*Directive*:
Count lines with the string "this" in them. State the number alone.

-- START OF Extracted material --

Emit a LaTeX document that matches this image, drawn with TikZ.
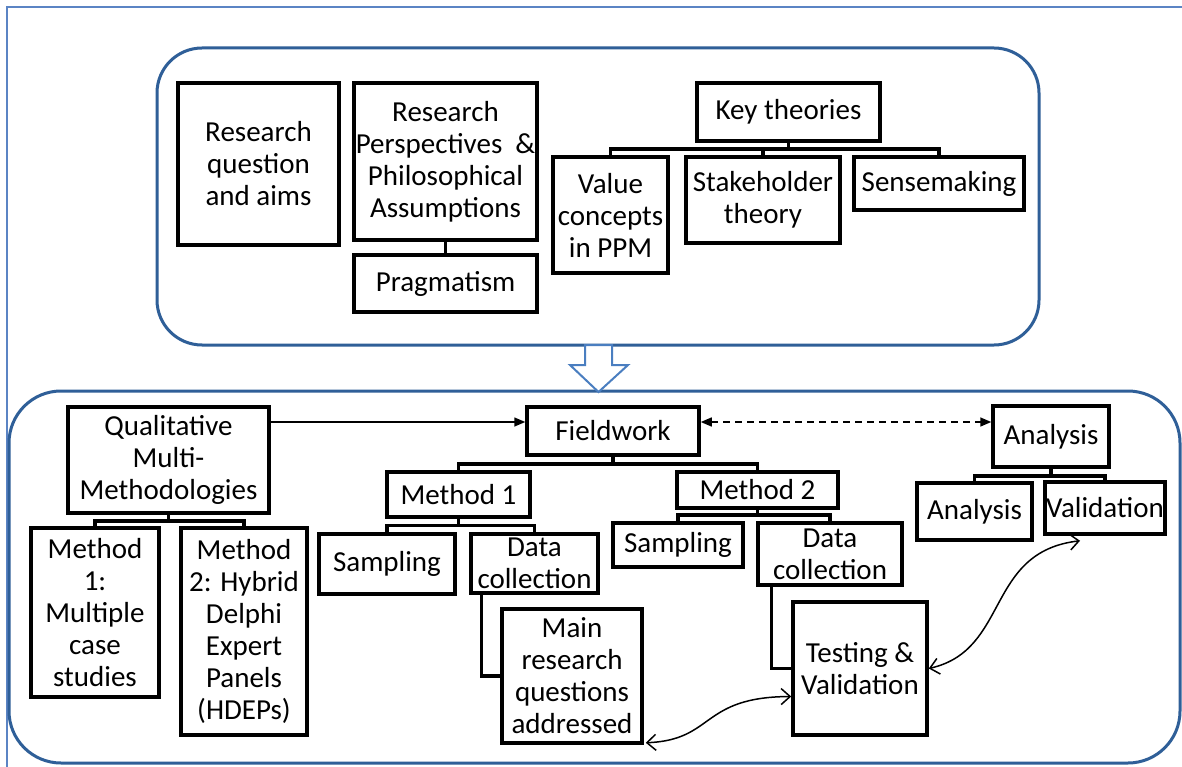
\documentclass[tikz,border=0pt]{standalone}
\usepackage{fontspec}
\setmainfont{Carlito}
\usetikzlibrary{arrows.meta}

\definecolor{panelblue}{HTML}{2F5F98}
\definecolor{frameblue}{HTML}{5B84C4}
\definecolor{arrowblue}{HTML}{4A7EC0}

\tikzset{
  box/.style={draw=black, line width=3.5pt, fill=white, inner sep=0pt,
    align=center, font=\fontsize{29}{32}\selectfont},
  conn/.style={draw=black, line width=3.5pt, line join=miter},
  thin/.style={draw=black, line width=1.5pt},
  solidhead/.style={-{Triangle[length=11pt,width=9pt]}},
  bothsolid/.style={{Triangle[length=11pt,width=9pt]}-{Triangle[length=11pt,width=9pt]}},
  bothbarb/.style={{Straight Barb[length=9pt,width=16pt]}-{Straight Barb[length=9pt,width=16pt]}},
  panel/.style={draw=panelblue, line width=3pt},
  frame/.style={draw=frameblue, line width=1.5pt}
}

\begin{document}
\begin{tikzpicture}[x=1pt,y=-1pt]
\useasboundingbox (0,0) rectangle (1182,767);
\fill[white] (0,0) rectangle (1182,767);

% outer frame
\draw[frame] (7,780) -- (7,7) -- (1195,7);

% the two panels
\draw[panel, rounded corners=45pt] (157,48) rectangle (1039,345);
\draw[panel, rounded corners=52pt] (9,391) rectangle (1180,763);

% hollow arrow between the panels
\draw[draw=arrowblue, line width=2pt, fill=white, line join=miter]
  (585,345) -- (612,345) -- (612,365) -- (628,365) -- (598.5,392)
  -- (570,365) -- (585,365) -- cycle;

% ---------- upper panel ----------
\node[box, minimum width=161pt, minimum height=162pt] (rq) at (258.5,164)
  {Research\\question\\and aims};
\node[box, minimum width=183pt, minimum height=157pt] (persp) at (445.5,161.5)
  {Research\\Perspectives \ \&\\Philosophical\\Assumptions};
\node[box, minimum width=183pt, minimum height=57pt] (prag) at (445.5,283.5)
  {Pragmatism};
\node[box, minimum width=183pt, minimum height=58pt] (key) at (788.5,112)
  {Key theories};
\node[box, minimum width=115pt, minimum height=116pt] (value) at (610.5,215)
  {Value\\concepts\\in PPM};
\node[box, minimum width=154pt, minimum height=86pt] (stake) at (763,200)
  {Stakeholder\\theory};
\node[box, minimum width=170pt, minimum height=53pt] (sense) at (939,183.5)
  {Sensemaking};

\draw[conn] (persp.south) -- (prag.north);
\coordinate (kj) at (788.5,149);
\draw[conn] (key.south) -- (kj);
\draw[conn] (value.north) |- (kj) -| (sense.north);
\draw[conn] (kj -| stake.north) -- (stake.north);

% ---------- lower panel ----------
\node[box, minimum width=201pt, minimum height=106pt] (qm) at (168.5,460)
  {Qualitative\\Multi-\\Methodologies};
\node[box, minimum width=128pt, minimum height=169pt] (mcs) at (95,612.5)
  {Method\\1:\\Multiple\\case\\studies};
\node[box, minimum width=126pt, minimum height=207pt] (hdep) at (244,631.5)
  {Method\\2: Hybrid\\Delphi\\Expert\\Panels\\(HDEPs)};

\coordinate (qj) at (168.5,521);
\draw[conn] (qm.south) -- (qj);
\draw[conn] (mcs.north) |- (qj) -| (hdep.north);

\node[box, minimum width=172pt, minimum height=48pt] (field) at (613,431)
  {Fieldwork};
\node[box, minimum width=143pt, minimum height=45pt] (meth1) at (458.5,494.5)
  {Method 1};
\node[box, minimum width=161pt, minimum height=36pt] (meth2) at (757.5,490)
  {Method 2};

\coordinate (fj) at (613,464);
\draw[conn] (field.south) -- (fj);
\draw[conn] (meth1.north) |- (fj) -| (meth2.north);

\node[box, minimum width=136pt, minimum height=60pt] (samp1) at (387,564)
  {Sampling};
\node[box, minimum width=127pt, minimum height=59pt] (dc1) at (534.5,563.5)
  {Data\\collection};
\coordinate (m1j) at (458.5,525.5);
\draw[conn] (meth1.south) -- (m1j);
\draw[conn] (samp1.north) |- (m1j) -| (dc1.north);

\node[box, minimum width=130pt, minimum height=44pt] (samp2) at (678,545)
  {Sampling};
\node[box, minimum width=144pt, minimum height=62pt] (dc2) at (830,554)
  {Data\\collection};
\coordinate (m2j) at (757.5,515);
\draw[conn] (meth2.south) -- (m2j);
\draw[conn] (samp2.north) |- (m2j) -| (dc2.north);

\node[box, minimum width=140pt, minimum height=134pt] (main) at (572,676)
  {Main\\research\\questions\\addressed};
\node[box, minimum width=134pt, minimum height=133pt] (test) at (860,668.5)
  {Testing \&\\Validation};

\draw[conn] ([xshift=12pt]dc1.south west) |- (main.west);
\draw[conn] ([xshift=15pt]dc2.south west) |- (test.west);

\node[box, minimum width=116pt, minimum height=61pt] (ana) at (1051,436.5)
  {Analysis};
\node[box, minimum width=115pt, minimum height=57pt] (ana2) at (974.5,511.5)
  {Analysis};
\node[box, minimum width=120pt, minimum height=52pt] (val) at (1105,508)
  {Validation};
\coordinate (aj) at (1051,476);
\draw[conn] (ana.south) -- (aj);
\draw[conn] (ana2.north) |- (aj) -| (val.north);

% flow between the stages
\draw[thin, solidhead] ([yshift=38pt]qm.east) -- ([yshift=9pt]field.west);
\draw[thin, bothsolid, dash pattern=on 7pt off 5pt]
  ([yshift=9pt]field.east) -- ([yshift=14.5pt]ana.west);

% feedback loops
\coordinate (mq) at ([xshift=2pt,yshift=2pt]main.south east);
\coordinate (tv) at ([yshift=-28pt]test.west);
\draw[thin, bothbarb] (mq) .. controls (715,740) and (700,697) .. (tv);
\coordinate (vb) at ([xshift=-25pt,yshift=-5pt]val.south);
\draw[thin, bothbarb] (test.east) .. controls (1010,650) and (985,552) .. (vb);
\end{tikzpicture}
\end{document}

-- END OF Extracted material --
-- START OF Extracted material --

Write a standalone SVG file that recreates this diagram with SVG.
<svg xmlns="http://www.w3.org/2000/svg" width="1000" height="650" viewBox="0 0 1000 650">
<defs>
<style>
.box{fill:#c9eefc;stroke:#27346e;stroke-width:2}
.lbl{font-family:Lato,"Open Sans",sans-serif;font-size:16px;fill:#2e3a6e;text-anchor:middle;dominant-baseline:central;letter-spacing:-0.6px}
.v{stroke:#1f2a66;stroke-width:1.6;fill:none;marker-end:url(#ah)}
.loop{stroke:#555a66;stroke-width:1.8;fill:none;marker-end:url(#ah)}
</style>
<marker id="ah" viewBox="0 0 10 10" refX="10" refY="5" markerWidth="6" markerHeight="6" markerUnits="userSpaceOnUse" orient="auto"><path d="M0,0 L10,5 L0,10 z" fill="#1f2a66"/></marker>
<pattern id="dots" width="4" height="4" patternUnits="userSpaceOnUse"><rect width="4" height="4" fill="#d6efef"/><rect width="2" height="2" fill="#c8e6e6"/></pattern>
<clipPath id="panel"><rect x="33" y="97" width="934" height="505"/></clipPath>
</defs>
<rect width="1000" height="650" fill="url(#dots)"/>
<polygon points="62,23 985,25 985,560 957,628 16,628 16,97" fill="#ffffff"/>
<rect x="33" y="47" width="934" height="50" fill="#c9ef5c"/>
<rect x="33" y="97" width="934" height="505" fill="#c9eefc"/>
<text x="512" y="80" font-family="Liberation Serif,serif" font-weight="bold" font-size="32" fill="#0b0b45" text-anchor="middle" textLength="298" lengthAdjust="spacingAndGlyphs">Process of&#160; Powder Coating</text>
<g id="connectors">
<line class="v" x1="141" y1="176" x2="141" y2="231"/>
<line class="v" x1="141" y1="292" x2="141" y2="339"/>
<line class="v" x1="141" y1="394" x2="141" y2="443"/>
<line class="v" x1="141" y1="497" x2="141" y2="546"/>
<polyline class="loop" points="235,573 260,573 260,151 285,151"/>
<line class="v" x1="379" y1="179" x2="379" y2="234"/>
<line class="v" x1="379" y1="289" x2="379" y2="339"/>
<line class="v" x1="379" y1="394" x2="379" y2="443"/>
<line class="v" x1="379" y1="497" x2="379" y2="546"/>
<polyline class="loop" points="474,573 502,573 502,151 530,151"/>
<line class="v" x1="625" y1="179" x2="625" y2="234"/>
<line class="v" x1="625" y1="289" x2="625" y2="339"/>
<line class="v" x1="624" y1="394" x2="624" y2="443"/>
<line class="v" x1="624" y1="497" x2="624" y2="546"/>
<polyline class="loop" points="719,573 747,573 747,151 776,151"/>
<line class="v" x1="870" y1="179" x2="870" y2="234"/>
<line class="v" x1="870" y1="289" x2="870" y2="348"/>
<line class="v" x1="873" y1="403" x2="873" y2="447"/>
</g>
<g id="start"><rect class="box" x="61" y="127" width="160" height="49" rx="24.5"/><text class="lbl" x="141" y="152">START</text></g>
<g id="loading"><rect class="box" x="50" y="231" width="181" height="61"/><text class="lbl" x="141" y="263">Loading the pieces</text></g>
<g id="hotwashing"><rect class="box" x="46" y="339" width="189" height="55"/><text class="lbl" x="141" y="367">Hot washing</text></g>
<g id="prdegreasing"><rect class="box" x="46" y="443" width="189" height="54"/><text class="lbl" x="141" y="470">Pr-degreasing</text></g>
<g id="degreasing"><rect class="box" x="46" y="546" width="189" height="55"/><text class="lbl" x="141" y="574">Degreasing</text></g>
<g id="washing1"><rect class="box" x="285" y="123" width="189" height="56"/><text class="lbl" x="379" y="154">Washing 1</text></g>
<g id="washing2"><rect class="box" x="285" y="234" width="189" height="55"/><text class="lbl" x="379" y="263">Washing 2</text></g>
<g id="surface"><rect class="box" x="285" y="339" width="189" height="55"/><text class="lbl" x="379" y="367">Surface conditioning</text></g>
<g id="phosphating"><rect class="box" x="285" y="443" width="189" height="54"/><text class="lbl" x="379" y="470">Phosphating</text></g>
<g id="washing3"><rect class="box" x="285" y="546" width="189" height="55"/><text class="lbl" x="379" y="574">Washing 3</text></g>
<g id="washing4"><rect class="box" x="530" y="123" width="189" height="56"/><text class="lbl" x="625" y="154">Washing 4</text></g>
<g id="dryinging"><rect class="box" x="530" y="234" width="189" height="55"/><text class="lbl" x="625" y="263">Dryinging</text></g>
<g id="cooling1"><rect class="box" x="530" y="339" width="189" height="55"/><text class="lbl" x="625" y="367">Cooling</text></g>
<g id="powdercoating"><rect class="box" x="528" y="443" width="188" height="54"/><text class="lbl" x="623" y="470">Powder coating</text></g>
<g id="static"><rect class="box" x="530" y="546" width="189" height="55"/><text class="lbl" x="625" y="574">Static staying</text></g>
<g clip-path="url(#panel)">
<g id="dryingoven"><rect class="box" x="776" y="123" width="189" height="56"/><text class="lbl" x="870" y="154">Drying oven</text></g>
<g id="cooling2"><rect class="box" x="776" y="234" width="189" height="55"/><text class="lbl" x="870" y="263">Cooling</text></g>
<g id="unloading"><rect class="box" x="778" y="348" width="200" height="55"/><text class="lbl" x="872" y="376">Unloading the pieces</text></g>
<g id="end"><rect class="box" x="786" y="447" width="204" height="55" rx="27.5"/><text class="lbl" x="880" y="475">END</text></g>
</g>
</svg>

-- END OF Extracted material --

*In response*:
2